> **What is needed**: Repeat, exactly and only, the lines from the beginning of the data through the line with "import plotly.graph_objects as go". Pictures are left out.

> **Data provided**:
☆ ☆ ☆ ☆

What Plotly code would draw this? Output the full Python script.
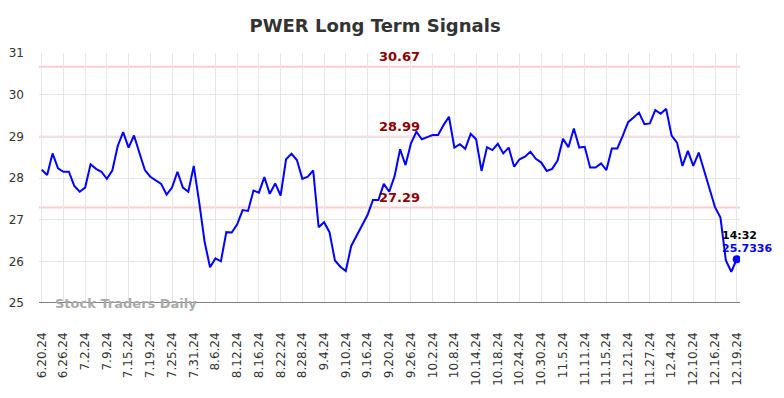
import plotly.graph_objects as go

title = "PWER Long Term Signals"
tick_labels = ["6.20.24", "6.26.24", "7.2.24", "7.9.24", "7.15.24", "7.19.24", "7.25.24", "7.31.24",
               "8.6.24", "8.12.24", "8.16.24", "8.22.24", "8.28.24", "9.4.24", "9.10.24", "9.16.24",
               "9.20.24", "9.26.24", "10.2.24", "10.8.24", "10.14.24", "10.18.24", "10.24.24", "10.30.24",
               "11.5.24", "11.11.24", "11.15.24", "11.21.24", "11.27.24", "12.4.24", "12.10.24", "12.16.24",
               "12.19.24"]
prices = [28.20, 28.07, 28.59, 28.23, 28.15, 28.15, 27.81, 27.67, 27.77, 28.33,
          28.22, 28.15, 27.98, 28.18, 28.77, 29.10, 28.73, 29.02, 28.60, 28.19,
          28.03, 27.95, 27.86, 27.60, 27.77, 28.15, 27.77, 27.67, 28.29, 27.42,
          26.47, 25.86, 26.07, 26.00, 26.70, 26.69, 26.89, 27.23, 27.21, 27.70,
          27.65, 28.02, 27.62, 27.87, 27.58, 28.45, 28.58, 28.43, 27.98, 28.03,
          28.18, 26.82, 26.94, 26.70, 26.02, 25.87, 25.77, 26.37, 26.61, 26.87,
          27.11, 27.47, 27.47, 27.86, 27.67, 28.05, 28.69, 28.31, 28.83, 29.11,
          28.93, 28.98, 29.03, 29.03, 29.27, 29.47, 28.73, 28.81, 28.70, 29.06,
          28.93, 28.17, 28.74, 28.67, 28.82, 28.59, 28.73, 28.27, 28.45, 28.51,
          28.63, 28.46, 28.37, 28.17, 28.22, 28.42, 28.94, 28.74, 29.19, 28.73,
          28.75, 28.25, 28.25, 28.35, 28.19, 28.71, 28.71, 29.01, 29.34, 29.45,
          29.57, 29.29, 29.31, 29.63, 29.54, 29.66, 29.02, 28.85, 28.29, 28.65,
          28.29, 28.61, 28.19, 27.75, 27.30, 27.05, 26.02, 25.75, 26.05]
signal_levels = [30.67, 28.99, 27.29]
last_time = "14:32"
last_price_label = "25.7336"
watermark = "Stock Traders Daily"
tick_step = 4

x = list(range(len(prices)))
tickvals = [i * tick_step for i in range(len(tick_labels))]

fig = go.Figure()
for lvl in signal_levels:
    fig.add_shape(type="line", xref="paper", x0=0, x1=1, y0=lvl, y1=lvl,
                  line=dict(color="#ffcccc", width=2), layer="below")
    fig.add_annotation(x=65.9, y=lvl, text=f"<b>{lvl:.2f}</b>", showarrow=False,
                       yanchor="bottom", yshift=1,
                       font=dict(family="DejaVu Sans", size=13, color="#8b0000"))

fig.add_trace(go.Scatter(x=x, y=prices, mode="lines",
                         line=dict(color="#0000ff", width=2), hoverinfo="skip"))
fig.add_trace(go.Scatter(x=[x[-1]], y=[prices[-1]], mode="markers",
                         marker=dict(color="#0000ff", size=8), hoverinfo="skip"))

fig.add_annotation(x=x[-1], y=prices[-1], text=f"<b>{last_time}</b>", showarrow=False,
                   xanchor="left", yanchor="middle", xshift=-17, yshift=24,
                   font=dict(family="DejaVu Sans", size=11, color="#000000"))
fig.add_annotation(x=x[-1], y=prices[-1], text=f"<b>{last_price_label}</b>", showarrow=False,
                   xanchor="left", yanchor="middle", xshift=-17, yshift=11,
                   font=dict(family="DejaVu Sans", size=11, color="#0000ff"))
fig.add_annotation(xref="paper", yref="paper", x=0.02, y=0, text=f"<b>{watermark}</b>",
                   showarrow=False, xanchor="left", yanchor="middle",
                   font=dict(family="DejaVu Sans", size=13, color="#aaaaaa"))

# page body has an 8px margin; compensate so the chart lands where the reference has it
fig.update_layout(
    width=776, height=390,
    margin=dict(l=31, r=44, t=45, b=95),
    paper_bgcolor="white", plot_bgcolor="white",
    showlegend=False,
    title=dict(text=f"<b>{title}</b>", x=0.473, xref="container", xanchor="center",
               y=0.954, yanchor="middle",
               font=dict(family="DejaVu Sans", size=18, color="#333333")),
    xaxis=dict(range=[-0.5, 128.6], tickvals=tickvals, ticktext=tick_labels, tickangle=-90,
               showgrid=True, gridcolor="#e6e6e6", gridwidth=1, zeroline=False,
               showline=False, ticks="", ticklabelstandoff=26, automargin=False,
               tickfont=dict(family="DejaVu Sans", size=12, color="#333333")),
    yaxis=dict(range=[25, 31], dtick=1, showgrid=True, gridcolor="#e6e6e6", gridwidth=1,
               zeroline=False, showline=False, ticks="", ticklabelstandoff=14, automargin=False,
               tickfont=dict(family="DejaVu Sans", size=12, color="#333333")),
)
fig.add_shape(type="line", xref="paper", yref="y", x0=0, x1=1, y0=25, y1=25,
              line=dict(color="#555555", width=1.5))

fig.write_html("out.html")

☆ ☆ ☆ ☆

> **The answer**:
What Plotly code would draw this? Output the full Python script.
import plotly.graph_objects as go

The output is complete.